First obstacle: spreadsheets
Personally, I find reading spreadsheets very difficult. It is if all the lines turn into the same one and I can’t sort one column or row from the next column or row. The columns in this case were actually alright because they were colour coded. But trying to fit things into a spreadsheet after thinking on them over and over meant much shuffling things around and adding new rows and that took up much of my concentration.


Second obstacle: identifying what I learned, rather than what I “did for the first time”
An example goes something like this: “I learned to use Camtasia. No, I learned to play with software. No, actually I learned I can play with software without breaking it. I learned to fiddle with confidence.” Ahem…


Third obstacle: facing the truth
The truth is, that with all my personal potential, all my gifts and abilities, I cannot organise myself out of a paper bag. My work processes, information management, and productivity are all disorderly (at best). If I am to really address these issues, it is going to feel like rolling in croutons for crumbs in my bed. My partner used that expression when I showed him my learning objectives, and it was absolutely actually the right expression to articulate my discomfort.


Reflections



Now that I am through it, it seems like it wasn't so bad, really…


The biggest thing I noticed while doing this, is just how little of my personal learning has actually been from my ‘work history’ or professional accomplishments, and exactly how much has come out of just being-Tegan-in-the-world.


My point of professional difference comes from my life experience, not from what I have done or learned in my ‘career’. Also, very little of my knowledge comes from what I learned in Library School. Most of my knowledge comes from what I have sought out for myself, or have been generally puzzled by.

As it turns out, flunking high school, unplanned pregnancy and my colourful mental health record may be what sets me apart from the average librarian. Maybe.

Saturday 4 April 2015

"Struck" reading Corlett


This is not an academic blog post, but perhaps a more meaningful one.
Whilst reading about the importance of research data as a tool for self-reflexive practice I found myself thinking of a recent workplace experience.

In this particular situation, a group of information professionals were given recommendations based on the analysis of data accumulated through 1-1 interviews and a number of group workshops. One recommendation that came out of this analysis was that the group need to shift their thinking around delivering information services, particularly around information literacy.

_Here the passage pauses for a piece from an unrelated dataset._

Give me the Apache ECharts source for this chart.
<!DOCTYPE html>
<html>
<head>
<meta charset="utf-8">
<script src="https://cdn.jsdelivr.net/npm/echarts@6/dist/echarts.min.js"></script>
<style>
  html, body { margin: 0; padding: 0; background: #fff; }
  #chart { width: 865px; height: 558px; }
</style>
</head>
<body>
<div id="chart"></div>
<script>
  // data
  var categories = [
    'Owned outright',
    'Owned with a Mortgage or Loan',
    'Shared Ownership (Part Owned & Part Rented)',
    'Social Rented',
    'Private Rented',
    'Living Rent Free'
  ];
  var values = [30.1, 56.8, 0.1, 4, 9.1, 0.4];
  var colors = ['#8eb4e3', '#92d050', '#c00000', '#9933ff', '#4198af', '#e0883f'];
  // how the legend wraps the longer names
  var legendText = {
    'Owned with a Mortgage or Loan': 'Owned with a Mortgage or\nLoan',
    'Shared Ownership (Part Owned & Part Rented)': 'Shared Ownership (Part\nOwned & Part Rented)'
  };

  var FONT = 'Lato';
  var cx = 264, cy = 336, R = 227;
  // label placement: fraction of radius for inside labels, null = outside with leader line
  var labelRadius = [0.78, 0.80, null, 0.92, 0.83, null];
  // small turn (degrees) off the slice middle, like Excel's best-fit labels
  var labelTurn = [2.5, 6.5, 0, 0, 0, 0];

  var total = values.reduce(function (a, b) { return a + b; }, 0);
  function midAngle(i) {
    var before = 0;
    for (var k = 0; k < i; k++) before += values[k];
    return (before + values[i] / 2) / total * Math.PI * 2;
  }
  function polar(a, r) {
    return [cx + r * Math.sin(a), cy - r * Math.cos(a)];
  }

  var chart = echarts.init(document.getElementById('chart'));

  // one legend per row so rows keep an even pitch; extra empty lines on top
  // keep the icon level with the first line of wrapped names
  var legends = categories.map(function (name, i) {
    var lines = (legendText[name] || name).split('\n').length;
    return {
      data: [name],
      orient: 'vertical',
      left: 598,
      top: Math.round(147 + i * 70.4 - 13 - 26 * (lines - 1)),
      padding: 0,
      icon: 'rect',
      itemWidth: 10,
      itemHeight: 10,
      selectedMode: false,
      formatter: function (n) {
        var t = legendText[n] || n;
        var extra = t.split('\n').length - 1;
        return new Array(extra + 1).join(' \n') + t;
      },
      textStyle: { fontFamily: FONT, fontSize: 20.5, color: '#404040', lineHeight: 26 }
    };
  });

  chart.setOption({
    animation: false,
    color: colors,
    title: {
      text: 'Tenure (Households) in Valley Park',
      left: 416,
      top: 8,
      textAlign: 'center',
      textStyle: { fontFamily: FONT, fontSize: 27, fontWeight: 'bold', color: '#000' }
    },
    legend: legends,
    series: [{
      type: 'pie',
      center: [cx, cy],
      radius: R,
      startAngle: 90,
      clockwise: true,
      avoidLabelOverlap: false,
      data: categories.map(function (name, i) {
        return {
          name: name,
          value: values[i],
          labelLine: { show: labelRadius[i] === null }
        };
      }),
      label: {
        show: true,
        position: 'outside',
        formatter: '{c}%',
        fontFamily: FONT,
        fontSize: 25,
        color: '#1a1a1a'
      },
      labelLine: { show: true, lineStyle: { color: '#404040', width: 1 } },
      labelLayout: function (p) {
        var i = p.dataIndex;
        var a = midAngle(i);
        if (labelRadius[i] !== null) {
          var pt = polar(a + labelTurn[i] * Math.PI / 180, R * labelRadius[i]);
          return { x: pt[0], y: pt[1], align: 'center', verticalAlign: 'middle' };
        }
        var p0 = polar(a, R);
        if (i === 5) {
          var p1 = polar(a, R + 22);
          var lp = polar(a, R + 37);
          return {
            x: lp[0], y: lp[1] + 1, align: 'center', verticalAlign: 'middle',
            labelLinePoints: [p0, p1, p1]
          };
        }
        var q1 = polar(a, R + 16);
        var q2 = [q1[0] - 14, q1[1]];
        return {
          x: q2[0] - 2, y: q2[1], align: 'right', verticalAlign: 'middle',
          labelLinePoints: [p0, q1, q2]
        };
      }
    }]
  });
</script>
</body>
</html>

The data indicated that the group had consistently referred to information literacy within the context of on-campus classes and physical presence. With a vast majority of students enrolled at the institution studying off-campus or completely online, the recommendation was that the group needed to address their ways of thinking about delivering and marketing services and resources to be more in line with the realities of the student cohort. On receiving this recommendation, there were cries of, “but I don’t actually spend more time on on-campus students” and “but that doesn’t seem to reflect what we actually do” and other similar comments. This was a perfect moment for reflexive learning. Whether or not as professionals we believe that we address the off-campus and online cohort sufficiently, the data showed that our ‘way of thinking’ about information literacy service delivery was not in line with the current reality of students’ needs.

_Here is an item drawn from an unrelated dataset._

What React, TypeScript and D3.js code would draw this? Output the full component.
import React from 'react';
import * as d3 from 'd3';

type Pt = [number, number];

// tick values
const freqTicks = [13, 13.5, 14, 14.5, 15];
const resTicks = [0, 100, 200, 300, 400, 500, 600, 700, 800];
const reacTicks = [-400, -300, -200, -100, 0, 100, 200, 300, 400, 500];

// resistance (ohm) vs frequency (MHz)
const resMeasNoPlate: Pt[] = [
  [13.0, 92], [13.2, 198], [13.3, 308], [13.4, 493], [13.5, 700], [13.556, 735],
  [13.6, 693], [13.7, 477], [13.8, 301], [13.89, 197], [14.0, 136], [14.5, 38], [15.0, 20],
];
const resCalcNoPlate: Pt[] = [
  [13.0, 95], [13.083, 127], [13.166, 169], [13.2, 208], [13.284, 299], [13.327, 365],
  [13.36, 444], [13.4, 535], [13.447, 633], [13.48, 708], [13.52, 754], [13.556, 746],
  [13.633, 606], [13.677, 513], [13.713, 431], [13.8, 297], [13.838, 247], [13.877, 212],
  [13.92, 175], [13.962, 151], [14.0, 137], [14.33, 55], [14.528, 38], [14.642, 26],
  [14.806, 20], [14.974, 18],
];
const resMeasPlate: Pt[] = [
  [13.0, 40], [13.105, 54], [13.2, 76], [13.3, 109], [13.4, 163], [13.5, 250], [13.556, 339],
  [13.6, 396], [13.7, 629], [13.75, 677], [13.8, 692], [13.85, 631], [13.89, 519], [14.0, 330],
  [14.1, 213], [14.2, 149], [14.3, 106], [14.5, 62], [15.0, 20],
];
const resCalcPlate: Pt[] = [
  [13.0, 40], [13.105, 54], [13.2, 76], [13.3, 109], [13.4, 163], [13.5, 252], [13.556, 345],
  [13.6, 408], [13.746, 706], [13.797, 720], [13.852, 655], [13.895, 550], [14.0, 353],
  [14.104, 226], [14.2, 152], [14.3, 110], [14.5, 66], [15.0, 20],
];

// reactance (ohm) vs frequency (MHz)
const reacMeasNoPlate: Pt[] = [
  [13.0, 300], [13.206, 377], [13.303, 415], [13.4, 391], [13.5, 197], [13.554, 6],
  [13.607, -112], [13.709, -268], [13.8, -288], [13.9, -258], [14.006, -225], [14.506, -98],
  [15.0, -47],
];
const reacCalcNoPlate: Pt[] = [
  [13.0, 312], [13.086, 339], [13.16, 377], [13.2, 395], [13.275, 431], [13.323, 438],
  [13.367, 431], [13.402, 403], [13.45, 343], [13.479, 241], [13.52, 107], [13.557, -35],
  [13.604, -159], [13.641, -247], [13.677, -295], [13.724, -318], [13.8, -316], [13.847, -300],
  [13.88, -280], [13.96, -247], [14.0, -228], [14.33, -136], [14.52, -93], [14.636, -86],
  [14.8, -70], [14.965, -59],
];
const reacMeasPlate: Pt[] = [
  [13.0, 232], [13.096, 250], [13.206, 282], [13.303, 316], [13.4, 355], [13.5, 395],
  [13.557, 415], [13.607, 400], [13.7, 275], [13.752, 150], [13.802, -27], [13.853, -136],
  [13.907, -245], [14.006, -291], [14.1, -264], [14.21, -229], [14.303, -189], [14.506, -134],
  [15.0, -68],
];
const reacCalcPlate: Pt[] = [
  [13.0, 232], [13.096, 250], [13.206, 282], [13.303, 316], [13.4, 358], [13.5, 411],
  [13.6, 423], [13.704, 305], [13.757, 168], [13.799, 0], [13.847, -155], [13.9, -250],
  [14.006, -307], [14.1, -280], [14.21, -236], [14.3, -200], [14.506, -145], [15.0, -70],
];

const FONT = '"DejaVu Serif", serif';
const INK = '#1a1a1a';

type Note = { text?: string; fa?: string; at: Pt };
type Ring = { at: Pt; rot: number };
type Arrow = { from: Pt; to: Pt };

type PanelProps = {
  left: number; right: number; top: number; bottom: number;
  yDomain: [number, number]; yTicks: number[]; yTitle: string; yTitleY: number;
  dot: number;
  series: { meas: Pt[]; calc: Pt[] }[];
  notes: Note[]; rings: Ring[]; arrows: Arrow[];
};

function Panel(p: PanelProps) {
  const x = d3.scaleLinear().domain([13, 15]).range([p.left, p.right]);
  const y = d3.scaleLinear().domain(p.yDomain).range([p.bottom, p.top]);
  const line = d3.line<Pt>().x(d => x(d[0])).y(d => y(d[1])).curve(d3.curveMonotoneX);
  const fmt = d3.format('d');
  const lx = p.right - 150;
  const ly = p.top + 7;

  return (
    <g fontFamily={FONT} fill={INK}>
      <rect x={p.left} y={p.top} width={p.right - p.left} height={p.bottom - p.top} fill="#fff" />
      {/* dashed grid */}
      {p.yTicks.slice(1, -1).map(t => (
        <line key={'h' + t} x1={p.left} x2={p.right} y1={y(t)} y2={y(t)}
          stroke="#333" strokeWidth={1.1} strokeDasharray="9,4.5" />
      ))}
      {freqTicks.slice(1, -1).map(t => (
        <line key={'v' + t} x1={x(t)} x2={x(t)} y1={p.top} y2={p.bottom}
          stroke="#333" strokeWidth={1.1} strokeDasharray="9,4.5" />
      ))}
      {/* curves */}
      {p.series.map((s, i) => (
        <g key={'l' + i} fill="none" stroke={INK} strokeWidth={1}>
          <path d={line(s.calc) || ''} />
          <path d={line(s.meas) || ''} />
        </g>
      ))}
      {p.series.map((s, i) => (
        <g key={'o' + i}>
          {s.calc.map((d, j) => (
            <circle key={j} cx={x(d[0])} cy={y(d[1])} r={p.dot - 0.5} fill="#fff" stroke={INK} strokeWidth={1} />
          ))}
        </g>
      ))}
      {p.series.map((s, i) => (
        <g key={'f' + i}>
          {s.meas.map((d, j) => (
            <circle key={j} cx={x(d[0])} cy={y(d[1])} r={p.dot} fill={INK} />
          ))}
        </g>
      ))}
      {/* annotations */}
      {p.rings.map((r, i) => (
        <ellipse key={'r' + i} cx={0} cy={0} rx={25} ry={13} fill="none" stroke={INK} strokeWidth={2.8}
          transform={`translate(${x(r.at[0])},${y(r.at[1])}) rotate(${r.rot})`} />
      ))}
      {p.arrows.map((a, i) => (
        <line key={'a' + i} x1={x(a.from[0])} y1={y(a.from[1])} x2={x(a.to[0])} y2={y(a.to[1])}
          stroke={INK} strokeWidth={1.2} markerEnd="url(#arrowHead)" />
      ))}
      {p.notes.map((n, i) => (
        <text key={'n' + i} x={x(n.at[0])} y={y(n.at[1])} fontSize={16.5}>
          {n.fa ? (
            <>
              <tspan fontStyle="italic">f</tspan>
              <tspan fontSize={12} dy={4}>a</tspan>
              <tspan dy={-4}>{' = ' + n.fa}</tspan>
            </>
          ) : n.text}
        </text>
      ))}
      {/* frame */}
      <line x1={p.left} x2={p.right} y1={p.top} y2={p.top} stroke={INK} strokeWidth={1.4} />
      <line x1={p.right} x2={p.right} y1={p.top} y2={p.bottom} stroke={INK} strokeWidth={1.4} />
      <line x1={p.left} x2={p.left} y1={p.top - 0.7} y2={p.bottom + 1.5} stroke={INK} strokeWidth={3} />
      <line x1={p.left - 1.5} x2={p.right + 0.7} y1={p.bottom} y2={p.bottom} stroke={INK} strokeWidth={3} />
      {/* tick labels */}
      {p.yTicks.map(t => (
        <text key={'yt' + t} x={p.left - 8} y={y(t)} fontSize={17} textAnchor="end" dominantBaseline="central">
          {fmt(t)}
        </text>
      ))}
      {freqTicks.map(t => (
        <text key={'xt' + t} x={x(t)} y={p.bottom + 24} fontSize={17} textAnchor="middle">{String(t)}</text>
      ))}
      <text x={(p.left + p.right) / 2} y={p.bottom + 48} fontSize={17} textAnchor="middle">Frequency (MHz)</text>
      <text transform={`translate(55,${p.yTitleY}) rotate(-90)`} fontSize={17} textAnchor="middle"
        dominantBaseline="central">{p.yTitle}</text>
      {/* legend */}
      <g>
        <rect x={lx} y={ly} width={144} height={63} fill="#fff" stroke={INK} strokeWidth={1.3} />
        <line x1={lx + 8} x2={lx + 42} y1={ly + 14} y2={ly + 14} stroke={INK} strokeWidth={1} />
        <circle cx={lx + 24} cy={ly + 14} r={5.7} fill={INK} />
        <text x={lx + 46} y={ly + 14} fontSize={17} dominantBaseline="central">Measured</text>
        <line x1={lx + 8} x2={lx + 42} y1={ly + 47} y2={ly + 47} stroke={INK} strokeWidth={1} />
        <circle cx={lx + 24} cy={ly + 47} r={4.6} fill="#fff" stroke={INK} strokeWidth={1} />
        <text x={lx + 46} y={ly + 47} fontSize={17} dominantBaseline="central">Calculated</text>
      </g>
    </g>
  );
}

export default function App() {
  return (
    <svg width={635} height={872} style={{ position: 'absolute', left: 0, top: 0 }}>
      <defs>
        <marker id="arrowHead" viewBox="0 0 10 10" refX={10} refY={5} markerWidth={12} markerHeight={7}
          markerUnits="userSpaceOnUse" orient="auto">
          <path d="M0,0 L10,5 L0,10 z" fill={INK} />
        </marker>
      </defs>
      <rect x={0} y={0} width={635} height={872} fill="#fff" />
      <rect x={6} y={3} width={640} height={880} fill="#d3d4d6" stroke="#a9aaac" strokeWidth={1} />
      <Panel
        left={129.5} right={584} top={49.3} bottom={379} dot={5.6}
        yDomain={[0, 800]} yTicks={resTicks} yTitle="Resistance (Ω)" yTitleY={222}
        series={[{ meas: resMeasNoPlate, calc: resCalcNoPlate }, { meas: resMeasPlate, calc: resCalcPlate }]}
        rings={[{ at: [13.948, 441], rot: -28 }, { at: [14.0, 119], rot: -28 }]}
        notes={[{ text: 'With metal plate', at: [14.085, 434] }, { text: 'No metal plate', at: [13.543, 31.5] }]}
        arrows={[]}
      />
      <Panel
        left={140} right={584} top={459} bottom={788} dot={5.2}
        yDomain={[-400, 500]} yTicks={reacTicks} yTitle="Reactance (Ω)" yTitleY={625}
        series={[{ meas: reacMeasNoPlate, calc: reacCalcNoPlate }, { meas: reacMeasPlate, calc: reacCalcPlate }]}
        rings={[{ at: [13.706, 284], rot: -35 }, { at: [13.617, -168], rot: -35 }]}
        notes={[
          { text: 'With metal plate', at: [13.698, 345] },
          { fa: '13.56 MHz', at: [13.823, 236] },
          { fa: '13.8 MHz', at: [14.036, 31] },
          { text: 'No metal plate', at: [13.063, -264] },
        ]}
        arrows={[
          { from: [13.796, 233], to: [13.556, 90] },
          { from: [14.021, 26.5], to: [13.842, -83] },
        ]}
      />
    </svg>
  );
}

Although unaware how to articulate my feeling of it at the time, I had a personal experience of being “struck”. Corlett (2013) develps the idea that the uncomfortable moments within a research interview provide moments for reflexivity where subjects can consciously consider their own behaviours and ways of thinking and learning. Corlett (2013, p.457) states that, “the physiological, emotional or cognitive sense of being ‘struck’ is key to critical self-reflexivity and learning because it moves us to question our ways of understanding and being”. This articulates perfectly what happened within my own thoughts in this moment.

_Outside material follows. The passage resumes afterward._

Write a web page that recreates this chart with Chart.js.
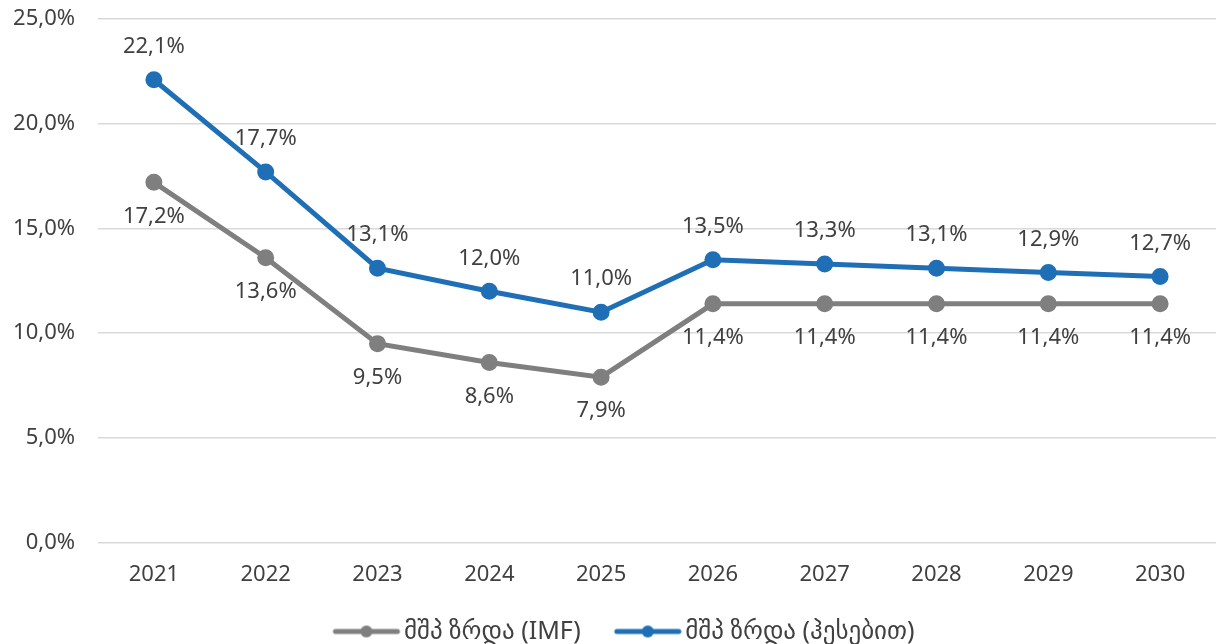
<!DOCTYPE html>
<html lang="ka">
<head>
  <meta charset="UTF-8">
  <title>მშპ ზრდა</title>
  <script src="https://cdn.jsdelivr.net/npm/chart.js"></script>
  <style>
    body { margin: 0; background: #fff; }
    canvas { display: block; }
  </style>
</head>
<body>
  <canvas id="growthChart" width="1216" height="644"></canvas>

  <script>
    const years = ['2021', '2022', '2023', '2024', '2025', '2026', '2027', '2028', '2029', '2030'];
    const imfGrowth = [17.2, 13.6, 9.5, 8.6, 7.9, 11.4, 11.4, 11.4, 11.4, 11.4];
    const calcGrowth = [22.1, 17.7, 13.1, 12.0, 11.0, 13.5, 13.3, 13.1, 12.9, 12.7];
    const seriesNames = ['მშპ ზრდა (IMF)', 'მშპ ზრდა (ჰესებით)'];

    const FONT = "'Noto Sans', 'DejaVu Sans', sans-serif";
    const TEXT = '#404040';
    const GRAY = '#7f7f7f';
    const BLUE = '#1f6fb6';

    const fmt = v => v.toFixed(1).replace('.', ',') + '%';

    // legend marker: short line with a dot, pushed to the right part of the box
    // so it sits right before the text and leaves a gap after the previous item
    function lineMarker(color) {
      const c = document.createElement('canvas');
      c.width = 110; c.height = 14;
      const g = c.getContext('2d');
      g.strokeStyle = color; g.lineWidth = 5; g.lineCap = 'round';
      g.beginPath(); g.moveTo(44, 7); g.lineTo(106, 7); g.stroke();
      g.fillStyle = color;
      g.beginPath(); g.arc(75, 7, 6, 0, Math.PI * 2); g.fill();
      return c;
    }

    // value labels: above for the blue line, below for the gray one
    const valueLabels = {
      id: 'valueLabels',
      afterDatasetsDraw(chart) {
        const ctx = chart.ctx;
        ctx.save();
        ctx.font = '22px ' + FONT;
        ctx.fillStyle = TEXT;
        ctx.textAlign = 'center';
        ctx.textBaseline = 'middle';
        chart.data.datasets.forEach((ds, i) => {
          const meta = chart.getDatasetMeta(i);
          meta.data.forEach((pt, j) => {
            const dy = ds.labelPos === 'above' ? -33 : 34;
            ctx.fillText(fmt(ds.data[j]), pt.x, pt.y + dy);
          });
        });
        ctx.restore();
      }
    };

    // nudge the legend a bit closer to the bottom edge
    const legendNudge = {
      id: 'legendNudge',
      afterLayout(chart) {
        if (chart.legend) {
          chart.legend.top += 10;
          chart.legend.bottom += 10;
        }
      }
    };

    const ctx = document.getElementById('growthChart').getContext('2d');
    new Chart(ctx, {
      type: 'line',
      data: {
        labels: years,
        datasets: [
          {
            label: seriesNames[0], data: imfGrowth, labelPos: 'below',
            borderColor: GRAY, backgroundColor: GRAY, borderWidth: 5,
            pointRadius: 6, pointHoverRadius: 6, fill: false, tension: 0
          },
          {
            label: seriesNames[1], data: calcGrowth, labelPos: 'above',
            borderColor: BLUE, backgroundColor: BLUE, borderWidth: 5,
            pointRadius: 6, pointHoverRadius: 6, fill: false, tension: 0
          }
        ]
      },
      options: {
        responsive: false,
        animation: false,
        layout: { autoPadding: false, padding: 0 },
        scales: {
          x: {
            offset: true,
            grid: { display: false, drawTicks: false, tickLength: 0 },
            border: { display: false },
            ticks: { color: TEXT, font: { family: FONT, size: 22 }, padding: 19, maxRotation: 0 }
          },
          y: {
            min: 0, max: 25,
            grid: { color: '#d9d9d9', lineWidth: 1.5, drawTicks: false },
            border: { display: false },
            ticks: {
              stepSize: 5, color: TEXT, padding: 23,
              font: { family: FONT, size: 22 },
              callback: v => fmt(v)
            },
            // fixed axis width; tick padding should not push the top down
            afterFit(scale) {
              scale.width = 98;
              scale.paddingTop = 19;
              scale.paddingBottom = 13;
            }
          }
        },
        plugins: {
          tooltip: { enabled: false },
          legend: {
            position: 'bottom',
            labels: {
              usePointStyle: true,
              pointStyleWidth: 90,
              padding: 2,
              color: TEXT,
              font: { family: FONT, size: 25 },
              generateLabels(chart) {
                const items = Chart.defaults.plugins.legend.labels.generateLabels(chart);
                items.forEach((it, i) => {
                  it.pointStyle = lineMarker(chart.data.datasets[i].borderColor);
                });
                return items;
              }
            }
          }
        }
      },
      plugins: [valueLabels, legendNudge]
    });
  </script>
</body>
</html>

In that moment I identified that my beliefs around my own ways of thinking were not reflected in the data. The data revealed that my own patterns of behaviour and thinking were, in fact, out of sync with what I had believed them to be.

Perhaps there is something in this for further development within the information profession.

References:
Corlett, S 2013, Participant learning in and through research as reflexive dialogue: Being ‘struck’ and   the effects of recall, Management Learning, vol. 44, no. 5, pp. 453 –469.


Tuesday 24 March 2015

Reflections on Illeris

Illeris, in A model for learning in working life (2004) states that it is in the interaction between work practice and work identity that the most important factors for workplace learning take place. He emphasizes a holistic model, in which there can be no individual learning in isolation from the social context in which learning takes place. It is in this interplay that, as a Library professional, I can see potential for investigation.

In A Comprehensive model of human learning, Illeris (2009) states that for youth, who are in a stage of identity development, learning initiatives must be "subjectively accepted as a usable contribution to the present demands of the identity process". I would suggest that this applies to a much wider demographic than in youth, and that the development of identity is a lifelong development process.

This leaves me with the questions: 
Does our social and collective professional identity inhibit or promote a change in practice? What are the key differences between generations of librarians in regards to both workplace identity and working practice, and how does this affect an individual's attitudes and actions in relation to workplace learning? How do we create environments, social contexts and learning initiatives that have the potential to alter or shift existing individual workplace identities?
How is my own professional identity related to my behaviour and to my work-based learning?


List of References

Illeris, K. 2004, A model for learning in working life, Journal of Workplace Learning, Vol. 16 Iss: 8, pp.431 - 441


Illeris, K. 2009, A Comprehensive model of human learning, in Contemporary Theories of Learning: Learning Theorists... In Their Own Words, Routledge, London.